Ancient writers referred back to the Tables, quoting them as clearly saying that the act of uttering an evil song, a spell or curse, of malum carmen could find that man or woman being clubbed to death for their crime. To be honest, most crimes in Table VIII–covering crimes of personal injury– carried a death sentence. Tough times…

There were also curing songs. Cato wrote of a particular cantio, a pure magic, a healing incantation that helped with dislocated limbs, mixed with the support of reeds and bandages.  The song had to be sung every day over the patient and they, with the combination of both remedies, would be cured.

I like–and will probably play with–the idea that magic, the song or carmen, wasn’t inherently evil.  That the crime was the intent to use magic to do harm, for example to spirit away a neighbour’s harvest or to grow rich at the expense of others.

Or in my characters’ case, to twist magic into a more… libidinous crime. 😀

Help with getting the words down…

Today I’ve been good and written 2 blog posts–I’m up to 19 July with the Preternatural Bites and Cosmic Chatter posts.  Expect something on ancient contraception and biopunk in the near future 😀 They’re surprisingly fun to write.  Surprising as I’ve always run away from writing research posts.

I’ve also–finally–finished the ritual sex scene in Frequency. Having X-men 1 running in the background on a loop has helped.  Can’t imagine why… *whistles*

Restless love and magic

Iynx was a Greek mountain nymph, daughter of Pan (or Peitho) and Echo.  And, as usual for a nymph, she didn’t fair too well.

Through Hera’s wrath or daring to go up against the Muses, she was transformed into a wryneck bird, a bird whose head can twist back on itself.

Aphrodite took Iynx and she became a magical love object.  Turned, the user would murmur the magical words to cast the love charm, either as a jagged spinning wheel threaded with string or the turned neck of the iynx bird on a wheel. The goddess  gave the iynx to Jason to cast his spell over Medea. Of course, that relationship was completely successful…
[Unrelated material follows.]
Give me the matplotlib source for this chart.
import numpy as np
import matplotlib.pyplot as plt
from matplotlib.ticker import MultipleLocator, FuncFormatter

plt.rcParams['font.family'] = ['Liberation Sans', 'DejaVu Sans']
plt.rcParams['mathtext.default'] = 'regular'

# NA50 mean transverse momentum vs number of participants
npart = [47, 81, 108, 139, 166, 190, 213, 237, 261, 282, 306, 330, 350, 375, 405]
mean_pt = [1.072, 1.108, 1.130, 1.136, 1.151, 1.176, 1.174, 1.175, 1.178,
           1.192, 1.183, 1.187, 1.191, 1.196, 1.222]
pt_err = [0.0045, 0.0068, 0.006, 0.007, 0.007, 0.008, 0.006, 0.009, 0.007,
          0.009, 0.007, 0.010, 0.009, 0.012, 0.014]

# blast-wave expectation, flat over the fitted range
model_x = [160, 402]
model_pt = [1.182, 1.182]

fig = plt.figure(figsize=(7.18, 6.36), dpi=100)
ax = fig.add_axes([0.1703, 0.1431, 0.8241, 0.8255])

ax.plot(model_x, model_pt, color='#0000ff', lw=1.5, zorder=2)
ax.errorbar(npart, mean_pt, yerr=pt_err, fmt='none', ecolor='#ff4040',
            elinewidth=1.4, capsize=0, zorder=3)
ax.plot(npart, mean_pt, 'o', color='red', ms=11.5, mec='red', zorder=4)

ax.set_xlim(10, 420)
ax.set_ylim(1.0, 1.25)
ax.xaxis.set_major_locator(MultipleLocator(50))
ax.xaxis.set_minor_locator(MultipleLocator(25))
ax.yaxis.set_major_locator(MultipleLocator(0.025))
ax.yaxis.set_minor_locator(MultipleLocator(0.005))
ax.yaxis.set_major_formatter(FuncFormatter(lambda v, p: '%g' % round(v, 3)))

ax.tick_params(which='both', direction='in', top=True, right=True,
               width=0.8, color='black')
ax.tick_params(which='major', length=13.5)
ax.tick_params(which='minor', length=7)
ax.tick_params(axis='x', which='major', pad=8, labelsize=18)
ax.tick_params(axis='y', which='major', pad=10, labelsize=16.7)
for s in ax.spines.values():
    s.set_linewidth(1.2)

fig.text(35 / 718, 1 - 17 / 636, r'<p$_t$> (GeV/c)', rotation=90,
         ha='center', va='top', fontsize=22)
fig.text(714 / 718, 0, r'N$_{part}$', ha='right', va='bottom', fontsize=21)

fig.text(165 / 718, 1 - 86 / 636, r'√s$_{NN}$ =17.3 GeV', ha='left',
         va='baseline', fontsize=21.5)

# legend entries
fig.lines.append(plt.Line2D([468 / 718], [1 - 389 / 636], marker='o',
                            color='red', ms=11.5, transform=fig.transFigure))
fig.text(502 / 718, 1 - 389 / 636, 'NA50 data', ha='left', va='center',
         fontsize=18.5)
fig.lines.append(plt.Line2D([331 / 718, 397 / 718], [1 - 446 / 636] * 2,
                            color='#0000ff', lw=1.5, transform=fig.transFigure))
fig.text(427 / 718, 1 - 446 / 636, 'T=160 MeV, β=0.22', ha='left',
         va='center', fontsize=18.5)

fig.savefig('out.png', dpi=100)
It’s claimed by a Byzantine source that Cleopatra also used the same charms to bedazzle Julius Caesar, Mark Antony, and Augustus would’ve been her third conquest. Less well known women in the ancient world used the iynx to enchant their lovers, as Theocritus’ courtesan using the iynx to :

“…draw that man to my house.”

And the whole section is a woman performing a magical rite to rekindle her lover’s affections.

The iynx seems to be capricious in working its magic.  Though, honestly, I’m not sure the ground up lizard helped…

Something new…

So I was thinking what I could do to start myself blogging again. I like history and magic, creatures and legends and I also like science and its weird and interesting stuff.  I’ve decided I’ll share the fun bits I find on the web, TV, films and in the tonne of books I have lying about the house, here on my blog.